Im Rothirschgehege des Heidenheimer Wildparks lebt Gretl - äußerlich eine Hirschkuh, doch sie selbst würde wohl sagen, sie ist ein Mensch. Davon ist der Förster des Wildparks überzeugt.
Wildparks werben mit der Nähe zur Natur - doch wilde Tiere sind meist schwer zu entdecken. Den Kontakt zum Menschen mögen sie nicht. Im Heidenheimer Wildpark Eichert wohnt eine Hirschkuh, die ist das genaue Gegenteil. Das freut die Besucher - und hat einen traurigen Hintergrund.
Hirschkuh Gretl begrüßt höflich ihre Besucher
Das Rothirschgehege liegt direkt hinter der Voith-Arena. Eine Gruppe von Kindergartenkindern steht dort am Zaun - die Hirschgruppe des nahegelegenen Waldkindergartens Ugental. Auf der anderen Seite des Zauns steht Gretl.
Um den Kontakt zu erleichtern, bekommen die Kinder von Förster Christian Eder prall gefüllte Eimer mit Äpfeln und Kastanien. Liebe geht bekanntlich durch den Magen. Ohne Berührungsängste wagen sich die Kinder an das Gehege. Ohne Berührungsängste traut sich Gretl an das Futter in den kleinen Kinderhänden.
Gretl begeistert die Kinder
"Der Hirsch hat meinen Apfel auf einem Happs ganz weggegessen", erzählt Ilias begeistert.

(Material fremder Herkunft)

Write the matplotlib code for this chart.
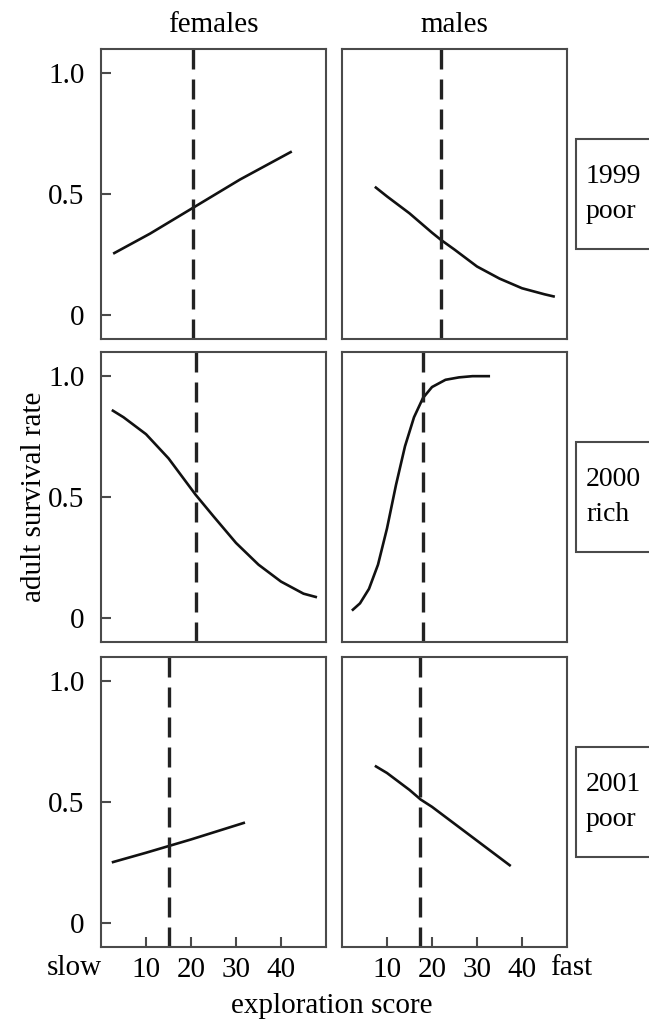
import matplotlib
matplotlib.use("Agg")
import matplotlib.pyplot as plt
from matplotlib.patches import Rectangle

# ---- data ----
rows = ["1999\npoor", "2000\nrich", "2001\npoor"]
cols = ["females", "males"]

f99_x = [2.7, 10.9, 20.9, 30.9, 42.4]
f99_y = [0.253, 0.336, 0.448, 0.560, 0.676]
m99_x = [7.3, 10, 15, 20, 22, 25, 30, 35, 40, 45, 47.3]
m99_y = [0.53, 0.49, 0.42, 0.34, 0.31, 0.27, 0.20, 0.15, 0.11, 0.085, 0.075]

f00_x = [2.4, 5, 10, 15, 21, 25, 30, 35, 40, 45, 48]
f00_y = [0.86, 0.83, 0.76, 0.66, 0.51, 0.42, 0.31, 0.22, 0.15, 0.10, 0.085]
m00_x = [2.2, 4, 6, 8, 10, 12, 14, 16, 18, 20, 23, 26, 29, 32.9]
m00_y = [0.03, 0.06, 0.12, 0.22, 0.37, 0.55, 0.71, 0.83, 0.91, 0.955, 0.985, 0.995, 1.0, 1.0]

f01_x = [2.4, 10.0, 20.0, 32.0]
f01_y = [0.25, 0.29, 0.345, 0.415]
m01_x = [7.3, 10, 15, 17.5, 20, 25, 30, 35, 37.5]
m01_y = [0.65, 0.62, 0.55, 0.51, 0.48, 0.41, 0.34, 0.27, 0.235]

curves = [[(f99_x, f99_y), (m99_x, m99_y)],
          [(f00_x, f00_y), (m00_x, m00_y)],
          [(f01_x, f01_y), (m01_x, m01_y)]]
dash_x = [[20.5, 22.0], [21.0, 18.0], [15.2, 17.4]]

yticks = [0, 0.5, 1.0]
ytick_labels = ["0", "0.5", "1.0"]
xticks = [10, 20, 30, 40]
xtick_labels = ["10", "20", "30", "40"]

# ---- figure ----
plt.rcParams['font.family'] = ['Liberation Serif', 'DejaVu Serif']
W, H = 649, 1025
fig = plt.figure(figsize=(W / 100, H / 100), dpi=100)

col_left = [101, 342]
col_w = 225
row_top = [49, 352, 657]
row_h = 290
spine_col = "#4a4a4a"
fs = 21

for r in range(3):
    for c in range(2):
        x0 = col_left[c] / W
        y0 = 1 - (row_top[r] + row_h) / H
        ax = fig.add_axes([x0, y0, col_w / W, row_h / H])
        xs, ys = curves[r][c]
        ax.plot(xs, ys, color="#111111", lw=1.9, solid_capstyle="butt")
        ax.axvline(dash_x[r][c], color="#222222", lw=2.4, dashes=(6, 3))
        ax.set_xlim(0, 50)
        ax.set_ylim(-0.1, 1.1)
        for s in ax.spines.values():
            s.set_color(spine_col)
            s.set_linewidth(1.5)
        ax.tick_params(direction="in", length=7, width=1.5, color=spine_col,
                       labelsize=fs, pad=12)
        if c == 0:
            ax.set_yticks(yticks)
            ax.set_yticklabels(ytick_labels)
        else:
            ax.set_yticks([])
        if r == 2:
            ax.set_xticks(xticks)
            ax.set_xticklabels(xtick_labels)
            ax.tick_params(axis="x", pad=7)
        else:
            ax.set_xticks([])
        if r == 0:
            fig.text((col_left[c] + col_w / 2) / W, 1 - 25 / H, cols[c],
                     fontsize=fs, ha="center", va="center")

# row labels in boxes
for r in range(3):
    yc = row_top[r] + row_h / 2
    fig.patches.append(Rectangle((576 / W, 1 - (yc + 55) / H), 100 / W, 110 / H,
                                 transform=fig.transFigure, fc="white",
                                 ec=spine_col, lw=1.5))
    fig.text(586 / W, 1 - yc / H, rows[r], fontsize=20, ha="left", va="center",
             linespacing=1.5)

# slow / fast
fig.text(74 / W, 1 - 968 / H, "slow", fontsize=fs, ha="center", va="center")
fig.text(571 / W, 1 - 968 / H, "fast", fontsize=fs, ha="center", va="center")

fig.text(332 / W, 1 - 1006 / H, "exploration score", fontsize=fs, ha="center", va="center")
fig.text(34 / W, 1 - 497 / H, "adult survival rate", fontsize=fs, ha="center", va="center",
         rotation=90)

fig.savefig("out.png", dpi=100)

Leo war mutig und hat Gretl sogar gestreichelt. "Die war ganz weich", verrät er, während ihn die Hirschkuh neckisch an seiner Hand berührt. "Das finde ich toll." "Die Gretl fühlt sich auch wuschelig an und wild", ergänzt Elisa.
Von Artgenossen wird Hirschkuh Gretl ausgeschlossen
Dass die herzliche Hirschkuh sich so verhält, hat einen traurigen Hintergrund. "Gretl hat leider ihre Mutter verloren", erzählt Förster Christian Eder. "Ein Jäger hat sie dann aufgenommen und mit der Flasche aufgezogen." Vor knapp vier Jahren ist sie in den Wildpark Heidenheim gekommen. "Der Platzhirsch und das restliche Rotwild erkennen sie nicht im Rudel an", erklärt der Stadtförster.
Sobald Menschen auftauchen, ist Gretl vor Ort, lässt sich gerne streicheln und füttern. "Für alle Besucher und die Kinder ist das natürlich toll." Eder weist aber daraufhin, dass unbedingt nur Futter aus den Automaten vor den jeweiligen Gehegen gegeben werden darf. Oder eben aus Eimern, die von den Förstern gerne bereit gestellt werden. Sonst kann das "drastische Auswirkungen für die Tiere haben."
Wildpark als Bildungseinrichtung
Gretl ist für den Heidenheimer Wildpark in gewisser Weise ein Segen. Der Park ist eine Art Bildungseinrichtung. Ein Ort, an dem Besucher in Deutschland lebende Wildtiere kennen lernen können. Und im Falle von Gretl passiert das nicht auf die Entfernung sondern haut- beziehungsweise "fellnah".
"Hier hat man die Möglichkeit mit dem Tier so in Kontakt zu kommen, wie man mit einem wilden Tier so eigentlich nie in Kontakt treten könnte", erzählt Eder, während er auf die anderen Rothirsche zeigt, die sich vom Zaun fernhalten. Besucher lernen im Wildpark auch das richtige Verhalten in der Natur. "Jemand, der laut ist und rumschreit, sieht dann vielleicht weniger Tiere", so Eder. Besser: leise sein und beobachten.
Die Schattenseite von Gretls Verhalten
Hirschkuh Gretl ist aber auch ein warnendes Beispiel, ergänzt der Stadtförster. Aufgrund ihrer Nähe zu den Menschen wird sie von den Artgenossen nicht akzeptiert, "das heißt, jeder Mensch, der ein Wildtier an sich nimmt und großzieht, erzeugt eigentlich jemanden, der nachher ein relativ hohes Betreuungsintervall braucht." Dadurch wären die Tiere später in der freien Wildbahn nicht mehr lebensfähig.
Das erklärt auch Gretls Zutraulichkeit und Liebe für die Menschen. Die Hirschkuh hat also Glück, dass sie jeden Tag so viele Besucher im Wildpark hat, die sich um sie kümmern. Sei es mit Futter oder natürlich mit intensiven Streicheleinheiten gegen die Einsamkeit.